A Petrobras não foi a única empresa brasileira a sofrer com a mão pesada do governo. Envolvida em escândalos de corrupção e com um prejuízo bilionário em 2015, a Eletrobras acumula uma série de problemas semelhantes aos da petroleira.
O mais urgente deles foi a suspensão da companhia da Bolsa de Nova York, nesta quarta-feira (18), que pode levar a um rombo de até R$ 40 bilhões neste ano, deteriorando ainda mais as contas públicas.
INFOGRÁFICO: Os números da contabilidade da Eletrobras
Após três prorrogações, a companhia perdeu o prazo para apresentar aos reguladores americanos os balanços de 2014 e 2015 auditados com as perdas por corrupção, mesmo procedimento já exigido da Petrobras.
A KPMG, que audita os dados da empresa, se recusou a assinar os balanços. Com isso, os credores podem executar antecipadamente a dívida da companhia que varia entre R$ 15 bilhões e R$ 40 bilhões, segundo cálculos do próprio governo.
A incerteza sobre o tamanho do rombo da Eletrobras, aliás, é a pedra no sapato do novo governo para definir a nova meta fiscal.
Mas esse não é o único problema. Na prática, a Eletrobras está quebrada. Ao ser obrigada a baixar suas tarifas de energia para preços irrisórios para ajudar a bancar uma redução média de 20% na conta de luz – por determinação da MP 579, de 2012 – a estatal entrou em rota de colisão.
As tarifas da empresa despencaram, chegando a um valor médio de R$ 7,67 por MWh na área de distribuição, segundo cálculo do Instituto de Desenvolvimento Estratégico do Setor Elétrico (Ilumina), um preço inimaginável para um setor altamente regulamentado e concorrencial. De lá para cá, a empresa acumula prejuízo de R$ 35 bilhões.
Além disso, também foi condenada pela Agência Nacional de Energia Elétrica (Aneel) a devolver cerca de R$ 7 bilhões (valor corrigido) em recursos do fundo setorial Reserva Global de Reversão (RGR), usado para empréstimos às empresas do setor elétrico.

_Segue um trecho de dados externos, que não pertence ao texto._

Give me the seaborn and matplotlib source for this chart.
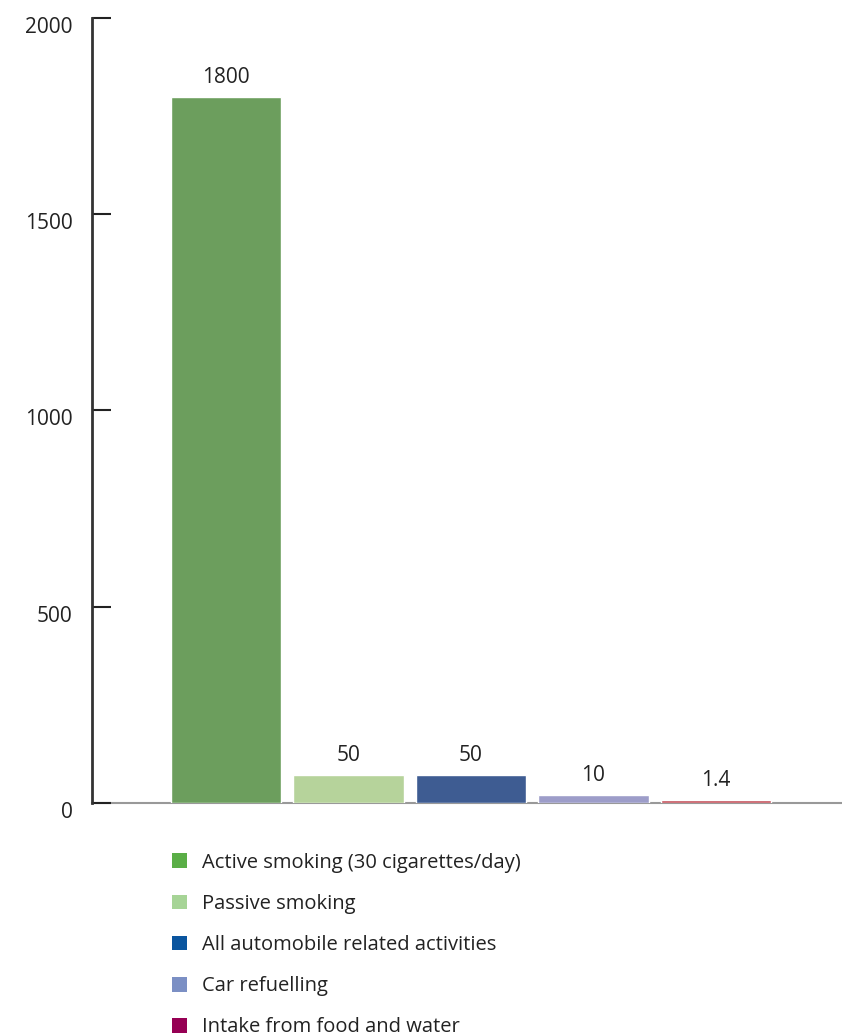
import numpy as np
import pandas as pd
import matplotlib
matplotlib.use("Agg")
import matplotlib.pyplot as plt
from matplotlib.patches import Patch
from matplotlib.transforms import ScaledTranslation
import seaborn as sns

# data
categories = ["Active smoking (30 cigarettes/day)", "Passive smoking",
              "All automobile related activities", "Car refuelling",
              "Intake from food and water"]
labels = ["1800", "50", "50", "10", "1.4"]
# heights as drawn in the original (small bars are exaggerated there)
heights = [1800, 71, 71, 20, 8]
yticks = [0, 500, 1000, 1500, 2000]

bar_colors = ["#6c9e5d", "#b6d39b", "#3e5c92", "#9d9dc9", "#c4525c"]
legend_colors = ["#5aae46", "#a6d496", "#0a559f", "#7b8fc4", "#960054"]

df = pd.DataFrame({"cat": categories, "h": heights})

sns.set_style("white")
plt.rcParams['font.family'] = ['Open Sans', 'DejaVu Sans']

fig = plt.figure(figsize=(8.42, 10.35), dpi=100)
ax = fig.add_axes([0.1093, 0.2242, 0.8907, 0.7584])

sns.barplot(data=df, x="cat", y="h", hue="cat", palette=bar_colors,
            width=0.9, legend=False, ax=ax, saturation=1, zorder=3)

for i, (h, lab) in enumerate(zip(heights, labels)):
    ax.text(i, h + 22, lab, ha="center", va="bottom", fontsize=15, color="#222222")

ax.set_xlim(-1.094, 5.03)
ax.set_ylim(0, 2000)
ax.set_yticks(yticks)
ax.set_yticklabels([str(t) for t in yticks], fontsize=15, color="#222222")
ax.set_xticks([])
ax.set_xlabel("")
ax.set_ylabel("")

ax.tick_params(axis="y", left=True, direction="in", length=14, width=1.5,
               color="#222222", pad=14)
for lbl in ax.get_yticklabels():
    lbl.set_transform(lbl.get_transform() + ScaledTranslation(0, -0.07, fig.dpi_scale_trans))

for s in ["top", "right"]:
    ax.spines[s].set_visible(False)
ax.spines["left"].set_color("#333333")
ax.spines["left"].set_linewidth(2)
ax.spines["bottom"].set_color("#999999")
ax.spines["bottom"].set_linewidth(1.5)
ax.spines["bottom"].set_zorder(0.5)

handles = [Patch(facecolor=c, edgecolor="none") for c in legend_colors]
fig.legend(handles, categories, loc="upper left", bbox_to_anchor=(0.204, 0.176),
           frameon=False, fontsize=14.5, handlelength=0.75, handleheight=0.75,
           handletextpad=0.75, labelspacing=1.05, borderpad=0, borderaxespad=0,
           labelcolor="#222222")

fig.savefig("out.png", dpi=100)
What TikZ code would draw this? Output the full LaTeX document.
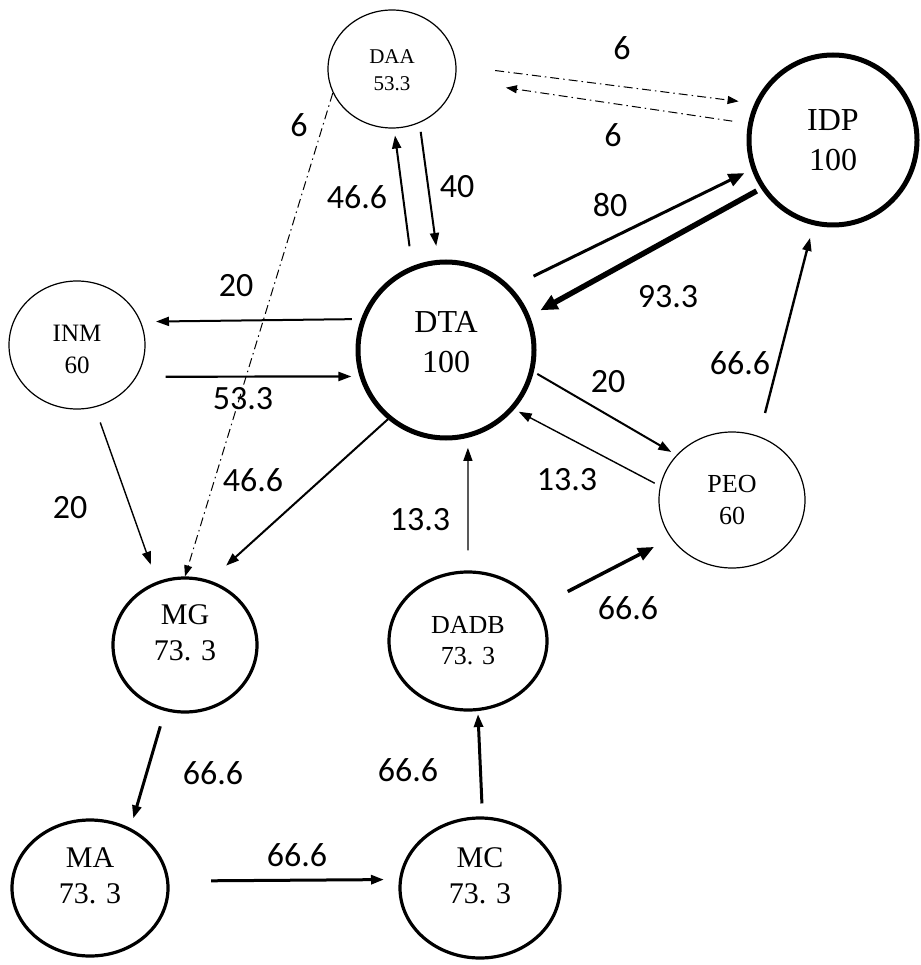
\documentclass[tikz,border=0pt]{standalone}
\usepackage{fontspec}
\setmainfont{Liberation Serif}
\newfontfamily\labfont{Carlito}
\usetikzlibrary{arrows.meta,shapes.geometric}
\newcommand\ntx[4]{\raisebox{#4pt}[0pt][0pt]{\fontsize{#1}{#2}\selectfont\begin{tabular}{@{}c@{}}#3\end{tabular}}}
\begin{document}
\begin{tikzpicture}[x=1pt,y=-1pt,
 cnode/.style={ellipse,draw,inner sep=0pt},
 lwthin/.style={cnode,line width=1.2pt},
 lwmid/.style={cnode,line width=3.2pt},
 lwthick/.style={cnode,line width=5pt},
 arr/.style={-{Triangle[length=13pt,width=9pt]}},
 bigarr/.style={-{Triangle[length=16pt,width=13pt]}},
 dd/.style={dash pattern=on 9pt off 4pt on 1.5pt off 4pt, line width=1pt, -{Triangle[length=11pt,width=8pt]}},
 lbl/.style={font=\labfont\fontsize{34}{40}\selectfont, inner sep=0pt}]
\path[use as bounding box, fill=white] (0,0) rectangle (920,965);

% nodes
\node[lwthin, minimum width=128pt, minimum height=118pt] (DAA) at (392,69) {\ntx{21}{27}{DAA\\53.3}{-8}};
\node[lwthick, minimum width=168pt, minimum height=170pt] (IDP) at (833,140) {\ntx{32}{40}{IDP\\100}{-8.5}};
\node[lwthick, minimum width=176pt, minimum height=176pt] (DTA) at (446,350) {\ntx{32}{40}{DTA\\100}{-1}};
\node[lwthin, minimum width=136pt, minimum height=128pt] (INM) at (77,345) {\ntx{25}{32}{INM\\60}{-12}};
\node[lwthin, minimum width=146pt, minimum height=136pt] (PEO) at (732,500) {\ntx{26}{32}{PEO\\60}{-8.5}};
\node[lwmid, minimum width=144pt, minimum height=134pt] (MG) at (185,645) {\ntx{30}{36}{MG\\73. 3}{3}};
\node[lwmid, minimum width=158pt, minimum height=138pt] (DADB) at (468,641) {\ntx{26}{31}{DADB\\73. 3}{-8.5}};
\node[lwmid, minimum width=156pt, minimum height=136pt] (MA) at (90,888) {\ntx{30}{36}{MA\\73. 3}{3}};
\node[lwmid, minimum width=160pt, minimum height=140pt] (MC) at (480,888) {\ntx{30}{36}{MC\\73. 3}{3}};

% connectors
\draw[arr, line width=2pt, shorten <=20pt, shorten >=7pt] (DTA.112) -- (DAA.-88);
\draw[arr, line width=2pt, shorten <=9pt, shorten >=14pt] (DAA.-63) -- (DTA.95);
\draw[bigarr, line width=3pt, shorten <=25pt, shorten >=8pt] (DTA.44) -- (IDP.200.6);
\draw[-{Triangle[length=17pt,width=15pt]}, line width=5.5pt, shorten <=5pt, shorten >=12pt] (IDP.214.7) -- (DTA.22);
\draw[dd, shorten <=39pt, shorten >=16pt] (DAA.3) -- (IDP.155.7);
\draw[dd, shorten <=16pt, shorten >=51pt] (IDP.169.8) -- (DAA.-10.9);
\draw[dd] (DAA.202) -- (MG.90);
\draw[arr, line width=2pt, shorten <=9pt, shorten >=15pt] (DTA.160.8) -- (INM.20.9);
\draw[arr, line width=2.2pt, shorten <=29pt, shorten >=8pt] (INM.-28.5) -- (DTA.197.8);
\draw[arr, line width=1.4pt, shorten <=16pt, shorten >=18pt] (INM.-74.9) -- (MG.114.8);
\draw[arr, line width=2pt, shorten >=22pt] (DTA.230.1) -- (MG.69.4);
\draw[arr, line width=2pt, shorten <=4pt, shorten >=6pt] (DTA.-14.5) -- (PEO.141.3);
\draw[arr, line width=1.4pt, shorten <=6pt, shorten >=5pt] (PEO.169) -- (DTA.-41.6);
\draw[arr, line width=2.4pt, shorten <=24pt, shorten >=13pt] (PEO.67) -- (IDP.257.8);
\draw[arr, line width=1.2pt, shorten <=20pt, shorten >=10pt] (DADB.90) -- (DTA.-76);
\draw[bigarr, line width=3.5pt, shorten <=33pt, shorten >=19pt] (DADB.26.3) -- (PEO.-148.6);
\draw[arr, line width=3pt, shorten <=13pt, shorten >=3pt] (MC.88) -- (DADB.-82);
\draw[arr, line width=3pt, shorten <=16pt, shorten >=10pt] (MG.-107.4) -- (MA.56.5);
\draw[arr, line width=3pt, shorten <=42pt, shorten >=15pt] (MA.5.9) -- (MC.174.3);

% labels
\node[lbl] (L1) at (622,48) {6};
\node[lbl] (L2) at (613,135) {6};
\node[lbl] (L3) at (299,125) {6};
\node[lbl] (L4) at (357,197) {46.6};
\node[lbl] (L5) at (457,187) {40};
\node[lbl] (L6) at (610,205) {80};
\node[lbl] (L7) at (668,297) {93.3};
\node[lbl] (L8) at (236,286) {20};
\node[lbl] (L9) at (243,399) {53.3};
\node[lbl] (L10) at (608,382) {20};
\node[lbl] (L11) at (740,363) {66.6};
\node[lbl] (L12) at (567,480) {13.3};
\node[lbl] (L13) at (253,480) {46.6};
\node[lbl] (L14) at (70,508) {20};
\node[lbl] (L15) at (420,520) {13.3};
\node[lbl] (L16) at (628,608) {66.6};
\node[lbl] (L17) at (408,770) {66.6};
\node[lbl] (L18) at (213,773) {66.6};
\node[lbl] (L19) at (297,855) {66.6};
\end{tikzpicture}
\end{document}
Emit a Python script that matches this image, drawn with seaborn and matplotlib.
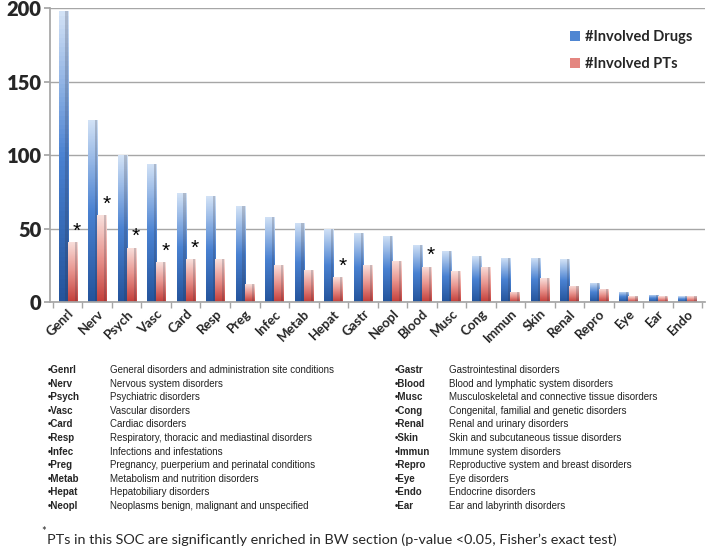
import numpy as np
import pandas as pd
import matplotlib
matplotlib.use("Agg")
import matplotlib.pyplot as plt
from matplotlib.colors import LinearSegmentedColormap
import seaborn as sns

# SOC abbreviations, sorted by number of involved drugs
socs = ["Genrl", "Nerv", "Psych", "Vasc", "Card", "Resp", "Preg", "Infec", "Metab",
        "Hepat", "Gastr", "Neopl", "Blood", "Musc", "Cong", "Immun", "Skin", "Renal",
        "Repro", "Eye", "Ear", "Endo"]
drugs = [198, 124, 100, 94, 74, 72, 65, 58, 54, 50, 47, 45, 39, 35, 31, 30, 30, 29, 13, 7, 5, 4]
pts = [41, 59, 37, 27, 29, 29, 12, 25, 22, 17, 25, 28, 24, 21, 24, 7, 16, 11, 9, 4, 4, 4]
starred = ["Genrl", "Nerv", "Psych", "Vasc", "Card", "Hepat", "Blood"]

left_abbr = ["Genrl", "Nerv", "Psych", "Vasc", "Card", "Resp", "Infec", "Preg", "Metab", "Hepat", "Neopl"]
left_desc = ["General disorders and administration site conditions",
             "Nervous system disorders",
             "Psychiatric disorders",
             "Vascular disorders",
             "Cardiac disorders",
             "Respiratory, thoracic and mediastinal disorders",
             "Infections and infestations",
             "Pregnancy, puerperium and perinatal conditions",
             "Metabolism and nutrition disorders",
             "Hepatobiliary disorders",
             "Neoplasms benign, malignant and unspecified"]
right_abbr = ["Gastr", "Blood", "Musc", "Cong", "Renal", "Skin", "Immun", "Repro", "Eye", "Endo", "Ear"]
right_desc = ["Gastrointestinal disorders",
              "Blood and lymphatic system disorders",
              "Musculoskeletal and connective tissue disorders",
              "Congenital, familial and genetic disorders",
              "Renal and urinary disorders",
              "Skin and subcutaneous tissue disorders",
              "Immune system disorders",
              "Reproductive system and breast disorders",
              "Eye disorders",
              "Endocrine disorders",
              "Ear and labyrinth disorders"]

series = ["#Involved Drugs", "#Involved PTs"]
df = pd.DataFrame({
    "soc": socs * 2,
    "count": drugs + pts,
    "series": [series[0]] * len(socs) + [series[1]] * len(socs),
})

sns.set_theme(style="white")
plt.rcParams['font.family'] = ['Liberation Sans', 'DejaVu Sans']

fig = plt.figure(figsize=(7.09, 5.49), dpi=100)
ax = fig.add_axes([0.0705, 0.45, 0.924, 0.535])

palette = {series[0]: "#4f86d2", series[1]: "#e48680"}
sns.barplot(data=df, x="soc", y="count", hue="series", order=socs, hue_order=series,
            palette=palette, width=0.62, saturation=1, ax=ax, linewidth=0)

# vertical gradient fill per bar (light top, saturated bottom)
cmaps = [LinearSegmentedColormap.from_list("b", ["#24549c", "#4a82d2", "#d2e2f6"]),
         LinearSegmentedColormap.from_list("r", ["#c43f3a", "#e8928c", "#f9e0dc"])]
grad = np.linspace(0, 1, 64).reshape(-1, 1)
for cont, cm in zip(ax.containers, cmaps):
    for bar in cont:
        x0, y0 = bar.get_x(), bar.get_y()
        w, h = bar.get_width(), bar.get_height()
        im = ax.imshow(grad, cmap=cm, origin="lower", aspect="auto",
                       extent=[x0, x0 + w, y0, y0 + h], zorder=bar.get_zorder() + 0.1)
        im.set_clip_path(bar)
        # darker right side face
        ax.add_patch(plt.Rectangle((x0 + w * 0.75, y0), w * 0.25, h, color="#303040",
                                   alpha=0.22, lw=0, zorder=bar.get_zorder() + 0.2))

# significance stars at the top-right of PT bars
for i, s in enumerate(socs):
    if s in starred:
        ax.annotate("*", (i + 0.31, pts[i]), xytext=(0, 1), textcoords="offset points",
                    ha="center", va="bottom", fontsize=15, color="black")

ax.set_xlim(-0.6, 21.6)
ax.set_ylim(0, 200)
ax.set_yticks([0, 50, 100, 150, 200])
ax.yaxis.grid(True, color="#a6a6a6", lw=1)
ax.set_axisbelow(True)
for sp in ["top", "right"]:
    ax.spines[sp].set_visible(False)
ax.spines["left"].set_color("#a6a6a6")
ax.spines["bottom"].set_color("#a6a6a6")
ax.set_xlabel("")
ax.set_ylabel("")

ax.tick_params(axis="y", length=4, color="#a6a6a6", left=True, pad=2)
ax.set_xticks(range(len(socs)))
ax.set_xticks(np.arange(-0.5, len(socs), 1), minor=True)
ax.tick_params(axis="x", which="major", length=0, pad=4)
ax.tick_params(axis="x", which="minor", length=4, color="#a6a6a6", bottom=True)
ax.set_xticklabels(socs, rotation=45, ha="right", rotation_mode="anchor",
                   fontsize=9.5, fontweight="bold", family="Lato")
for t in ax.get_yticklabels():
    t.set_fontsize(14.5)
    t.set_fontweight("heavy")
    t.set_family("Lato")

leg = ax.legend(loc="upper right", bbox_to_anchor=(1.0, 0.97), frameon=False,
                handlelength=0.7, handleheight=0.7, handletextpad=0.3, labelspacing=0.9,
                prop={"family": "Lato", "weight": "bold", "size": 10.5})

# abbreviation key
row_h = 13.6 / 549
y0 = 1 - 370 / 549
for k in range(len(left_abbr)):
    y = y0 - k * row_h
    fig.text(48 / 709, y, "•" + left_abbr[k], fontsize=7, fontweight="bold", va="center")
    fig.text(110 / 709, y, left_desc[k], fontsize=7, va="center", color="#222222")
    fig.text(395 / 709, y, "•" + right_abbr[k], fontsize=7, fontweight="bold", va="center")
    fig.text(449 / 709, y, right_desc[k], fontsize=7, va="center", color="#222222")

# footnote
fig.text(41 / 709, 1 - 532 / 549, "*", fontsize=8, va="center", family="Lato")
fig.text(47 / 709, 1 - 540 / 549,
         "PTs in this SOC are significantly enriched in BW section (p-value <0.05, Fisher\u2019s exact test)",
         fontsize=10.4, va="center", family="Lato")

fig.savefig("out.png", dpi=100)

Como gestora do fundo, a estatal se apropriou indevidamente do dinheiro. Agora, promete brigar na Justiça para estender o pagamento ao longo de dez anos.
Crise de identidade
Para Diogo Mac Cord de Faria, sócio da LMDM e coordenador do MBA do Setor Elétrico da FGV, boa parte dos problemas vem da crise de identidade da empresa. “A Eletrobras é uma concessionária de energia ou é poder concedente?”, questiona.
Segundo ele, o governo obriga a empresa a participar dos leilões de energia e a concorrer com investidores privados praticando preços baixíssimos; por outro lado, a empresa atua gerindo cifras bilionárias de importantes fundos do setor elétrico.
“A MP 579 foi o golpe de misericórdia na Eletrobras. Os contratos das renovações têm tarifas que só cobrem 50% dos custos das subsidiárias. Depois que Furnas e Chesf foram proibidas de participar, os leilões esvaziaram porque os investidores privados não querem perder dinheiro com tarifas impraticáveis”, afirma.
Recorde negativo
De 2010 para cá, a Eletrobras perdeu mais da metade do seu valor de mercado, com o pior tombo em 2012. Entre as 20 empresas de capital aberto com pior desempenho no país no primeiro trimestre de 2016, a Eletrobras foi a que registrou o maior prejuízo - R$ 3,89 bilhões ante um lucro de R$ 1,25 bilhão no mesmo período de 2015.
Em cinco anos, desde 2010, o índice de alavancagem financeira da Eletrobras saltou de 25% para 48%. O indicador sinaliza que a empresa praticamente dobrou seu endividamento no mercado em relação total de seus ativos. Ou seja, se a Eletrobras fosse vendida hoje, metade do valor seria destinado para o pagamento da dívida da empresa.
Para tentar evitar o colapso da Eletrobras, o governo tentou, por meio de emendas a uma medida provisória, repassar parte do prejuízo da estatal aos consumidores, prática que se tornou recorrente no setor. No total, cerca de R$ 20 bilhões seriam diluídos nas contas de luz dos brasileiros, mas o Congresso barrou a medida. Na redação final do texto, o alívio nas contas da estatal será de apenas R$ 4,8 milhões.
Para analistas, a Eletrobras não pode existir da forma como existe hoje, com um pé no governo e outro no mercado. “Ou o governo impede a empresa de participar de novos leilões, e passa a gerí-la como uma autarquia, ou fecha o capital, e para de brincar de investidor sem fins lucrativos. A melhor, contudo, é opção é privatizar a empresa”, defende Mac Cord de Faria.